Lon-standing community efforts are continuing this year to provide Thanksgiving meals to those in challenging circumstances during the holidays.

But the effort is being undertaken in a little different manner due to the coronavirus pandemic.

Two of the ministries that have typically provided meals for the holiday are providing food boxes instead — the Greene County Thanksgiving Outreach and the Northern Greene County Churches United in Love Ministry.

The Greene County Thanksgiving Outreach, which is in its 27th year, typically provides a Thanksgiving meal on the holiday from its base at Cedar Hill Cumberland Presbyterian Church with dozens of volunteers from a number of churches and organizations preparing the food, packaging the meals in containers and delivering them.

However, this year, the outreach hopes to provide food for several meals for families rather than one, said Aaron Caton, a member of the planning committee for Greene County Thanksgiving Outreach.

The Outreach is partnering with Second Harvest Food Bank of Northeast Tennessee to provide boxes to 800 families, about the same number of families who have been served in the past, he said.

Two boxes are to be delivered to each family, Caton said. One will have non-perishable items and another with meat and dairy items, he explained. The meat will depend on what Second Harvest has on hand.

The distribution is planned for Saturday. “We have volunteers lined up to deliver the food boxes to people’s homes,” Caton said. “We are hoping that it will provide enough items to provide people meals for several days or a week.”
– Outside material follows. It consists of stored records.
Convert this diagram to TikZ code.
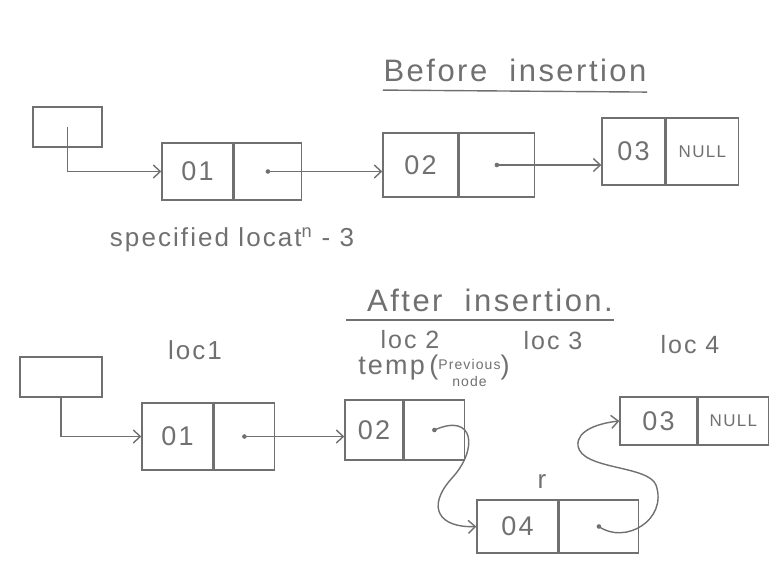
\documentclass[tikz,border=0pt]{standalone}
\usepackage{fontspec}
\setmainfont{Liberation Sans}[LetterSpace=8]
\usetikzlibrary{arrows.meta}
\definecolor{lapiz}{RGB}{112,112,112}
\tikzset{
  celda/.style={draw, inner sep=0pt, font=\fontsize{27}{28}\selectfont},
  enlace/.style={celda, anchor=west},
  rotulo/.style={font=\fontsize{#1}{#1}\selectfont, inner sep=0pt},
  punto/.style={radius=2.3pt}
}
\begin{document}
\begin{tikzpicture}[x=1pt, y=-1pt, color=lapiz, line width=1.4pt,
    >={Straight Barb[length=7pt,width=13pt]}]
    \useasboundingbox (0,0) rectangle (784,571);

    % Antes de la insercion
    \node[rotulo=31] (tit1) at (515,70) {Before\ \ insertion};
    \draw ([yshift=-8pt]tit1.south west) -- ([yshift=-10pt]tit1.south east);

    \node[celda, minimum width=69pt, minimum height=40pt] (cab1) at (67.5,127) {};
    \node[celda, minimum width=71pt, minimum height=57pt] (a1) at (197.5,171.5) {01};
    \node[enlace, minimum width=67pt, minimum height=57pt] (b1) at (a1.east) {};
    \node[celda, minimum width=75pt, minimum height=64pt] (a2) at (420.5,165) {02};
    \node[enlace, minimum width=75pt, minimum height=64pt] (b2) at (a2.east) {};
    \node[celda, minimum width=63pt, minimum height=67pt] (a3) at (633.5,151.5) {03};
    \node[enlace, minimum width=72pt, minimum height=67pt, font=\fontsize{17}{18}\selectfont] (b3) at (a3.east) {NULL};

    \draw[->] (cab1.center) |- (a1.west);
    \fill (b1.center) circle[punto];
    \draw[->] (b1.center) -- (b1.center -| a2.west);
    \fill (b2.center) circle[punto];
    \draw[->] (b2.center) -- (b2.center -| a3.west);

    \node[rotulo=26] (lugar) at (232,240) {specified\ locat\textsuperscript{n}\ - 3};

    % Despues de la insercion
    \node[rotulo=31] (tit2) at (490,300) {After\ \ insertion.};
    \draw ([xshift=-20pt,yshift=-8pt]tit2.south west) -- ([yshift=-8pt]tit2.south east);

    \node[rotulo=26] (loc1) at (195,350) {loc1};
    \node[rotulo=25] (loc2) at (410,340) {loc 2};
    \node[rotulo=25] (loc3) at (553,341) {loc 3};
    \node[rotulo=25] (loc4) at (690,345) {loc 4};
    \node[rotulo=27] (temp) at (434,373)
      {temp\,(\raisebox{-4pt}{\fontsize{14}{17}\selectfont
        \begin{tabular}{@{}c@{}}Previous\\node\end{tabular}})};
    \node[rotulo=26] (r) at (542,481) {r};

    \node[celda, minimum width=82pt, minimum height=40pt] (cab2) at (61,377) {};
    \node[celda, minimum width=71pt, minimum height=67pt] (c1) at (177.5,436.5) {01};
    \node[enlace, minimum width=60pt, minimum height=67pt] (d1) at (c1.east) {};
    \node[celda, minimum width=58pt, minimum height=60pt] (c2) at (374,430) {02};
    \node[enlace, minimum width=60pt, minimum height=60pt] (d2) at (c2.east) {};
    \node[celda, minimum width=81pt, minimum height=53pt] (c4) at (517.5,526.5) {04};
    \node[enlace, minimum width=79pt, minimum height=53pt] (d4) at (c4.east) {};
    \node[celda, minimum width=77pt, minimum height=48pt] (c3) at (658.5,421) {03};
    \node[enlace, minimum width=70pt, minimum height=48pt, font=\fontsize{17}{18}\selectfont] (d3) at (c3.east) {NULL};

    \draw[->] (cab2.south) |- (c1.west);
    \fill (d1.center) circle[punto];
    \draw[->] (d1.center) -- (d1.center -| c2.west);
    \fill (d2.center) circle[punto];
    \draw[->] (d2.center) .. controls (475,412) and (478,450) .. (452,478)
      .. controls (425,508) and (440,528) .. (c4.west);
    \fill (d4.center) circle[punto];
    \draw[->] (d4.center) .. controls (625,545) and (668,520) .. (656,485)
      .. controls (648,465) and (582,470) .. (578,446)
      .. controls (576,430) and (600,423) .. (c3.west);
\end{tikzpicture}
\end{document}
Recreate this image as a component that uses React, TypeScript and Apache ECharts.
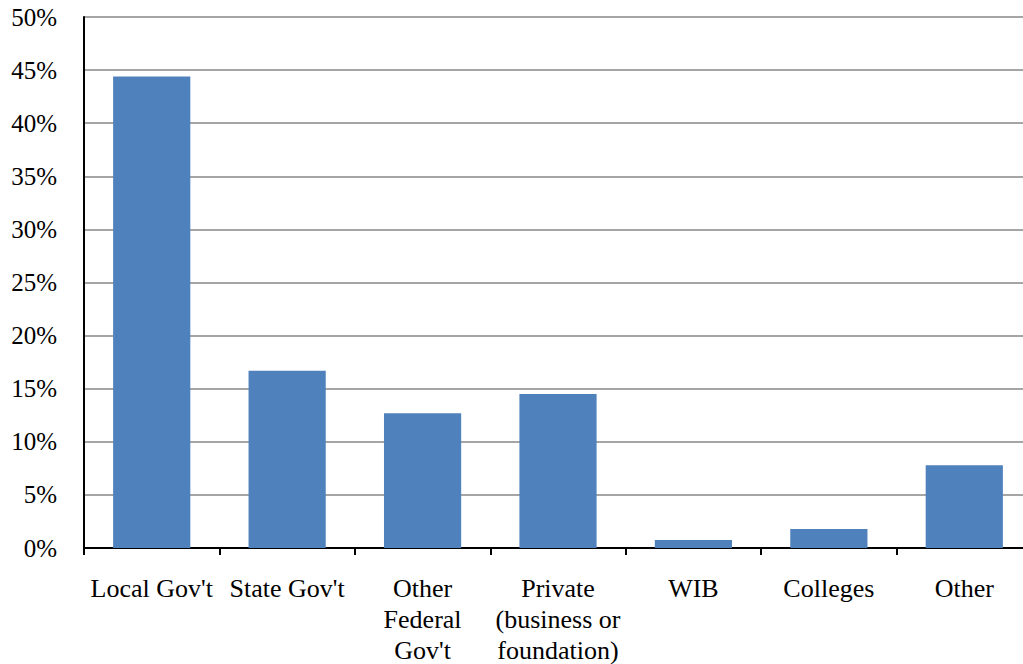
import React, { useEffect, useRef } from "react";
import * as echarts from "echarts";

const categories = [
  "Local Gov't",
  "State Gov't",
  "Other\nFederal\nGov't",
  "Private\n(business or\nfoundation)",
  "WIB",
  "Colleges",
  "Other",
];
const shares = [44.4, 16.7, 12.7, 14.5, 0.75, 1.8, 7.8];
const yTicks = [0, 5, 10, 15, 20, 25, 30, 35, 40, 45, 50];

export default function App() {
  const ref = useRef<HTMLDivElement>(null);
  useEffect(() => {
    document.body.style.margin = "0";
    const chart = echarts.init(ref.current!, null, { renderer: "svg" });
    const font = "'Liberation Serif', 'Times New Roman', serif";
    chart.setOption({
      animation: false,
      grid: {
        left: 84,
        right: -9,
        top: 17,
        bottom: 116,
        containLabel: false,
        outerBoundsMode: "none",
      },
      xAxis: {
        type: "category",
        data: categories,
        axisLine: { show: true, lineStyle: { color: "#000", width: 2 } },
        axisTick: { show: true, length: 7, lineStyle: { color: "#000", width: 2 } },
        axisLabel: {
          interval: 0,
          margin: 25,
          fontFamily: font,
          fontSize: 26,
          color: "#000",
          lineHeight: 31,
        },
      },
      yAxis: {
        type: "value",
        min: yTicks[0],
        max: yTicks[yTicks.length - 1],
        interval: 5,
        axisLine: { show: true, lineStyle: { color: "#000", width: 2 } },
        axisTick: { show: false },
        splitLine: { show: true, lineStyle: { color: "#878787", width: 1.5 } },
        axisLabel: {
          margin: 27,
          fontFamily: font,
          fontSize: 25,
          color: "#000",
          formatter: (v: number) => `${v}%`,
        },
      },
      series: [
        {
          type: "bar",
          data: shares,
          barCategoryGap: "43%",
          itemStyle: { color: "#4F81BD" },
        },
      ],
    });
    return () => chart.dispose();
  }, []);
  return <div ref={ref} style={{ width: 1023, height: 664 }} />;
}
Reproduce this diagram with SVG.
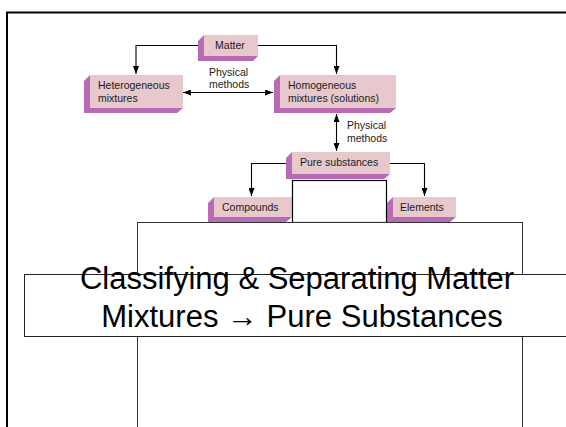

The organization is not accepting any more requests for boxes as all of the 800 have been designated for specific families, he said.

The Greene County Thanksgiving Outreach began as an effort of Cedar Hill Cumberland Presbyterian Church, which fed about 300 people at its first dinner. Last year, 3,828 were delivered, which involved more than 200 volunteers, 70 routes and 30 organizations.

COVID-19 safety concerns and restrictions also altered the Northern Greene County Churches United in Love Ministry’s Thanksgiving plans.

Typically the ministry, which consists of a coalition of churches serving the northern end of the county, hosts a “Thanksgiving with Friends” the day before Thanksgiving, where families can receive a free Thanksgiving meal either to eat in person or to be picked up. In the past the meal has been hosted at Union Temple Freewill Baptist Church’s Activities Building, where dozens of volunteers served up well over 1,000 dinners. Last year, about 1,350 free meals were provided.

“We just could not do the way we usually would,” said chairwoman of the organization Peggy Jones. “So we just kept working together to find a way to still help people and give them some food.”

The solution the ministry arrived at is a drive-through food box distribution, where families and individuals registered to receive a box can pick up their turkey or ham as well as other Thanksgiving staples. The food will either be frozen or nonperishable, and will not be cooked ahead of time.

“We made this decision to keep everybody safe and still get some food where it’s needed,” said Linda Evans, an organizer for the ministry’s Thanksgiving plans. “We’re still trying to get things where it needs to be but just trying to be careful.”

To plan for the meals, which will be boxed on Friday in preparation for the distribution Saturday at the ministry’s building at the intersection of West Pines and Smith Mill roads, names were collected including those who have been receiving the ministry’s assistance in other ways. Member churches were also invited to submit names to be added to the list.

“We’ve got our clients and our churches have reached out to the community and brought families that are in need,” Jones said.

This year there are 242 names on the list. Those people will receive ingredients for a full Thanksgiving dinner they can then cook at home.

“They’ll just pull up, we’ll mark their name off and put their turkey or ham and their box into the car, and they’ll drive off,” Jones explained.

The ministry is no longer accepting names.

In addition to these efforts, the Greeneville-Greene County Community Ministries is providing 300 Thanksgiving food boxes for families with children through a partnership with Second Harvest.

This effort began a number of years ago through a grant from the Feed the Children program. For the past few years, the program has been conducted through the partnership with Second Harvest, explained Carolyn Brooks, office manager and bookkeeper for the Community Ministries. The food boxes contain a complete Thanksgiving meal, including a turkey breast and the traditional sides.

The food boxes are distributed to the families of the children who have been adopted through its Christmas Angel Wings program. Families are contacted about the boxes and pick them up at the Community Ministries office.

That Christmas program was started to ensure children had Christmas gifts for the holiday, and the food boxes have been appreciated by the families as well, Brooks said.

“It is worth the effort,” she said. “We want to make sure that every child has something for Christmas morning. A lot of families are in need and the food box helps. They have appreciated them.”

Brooks said that about 200 of the boxes have already been distributed after the turkeys were provided by Second Harvest late last week. There were a few extra provided by Second Harvest, and those are being distributed to clients in other Community Ministries programs.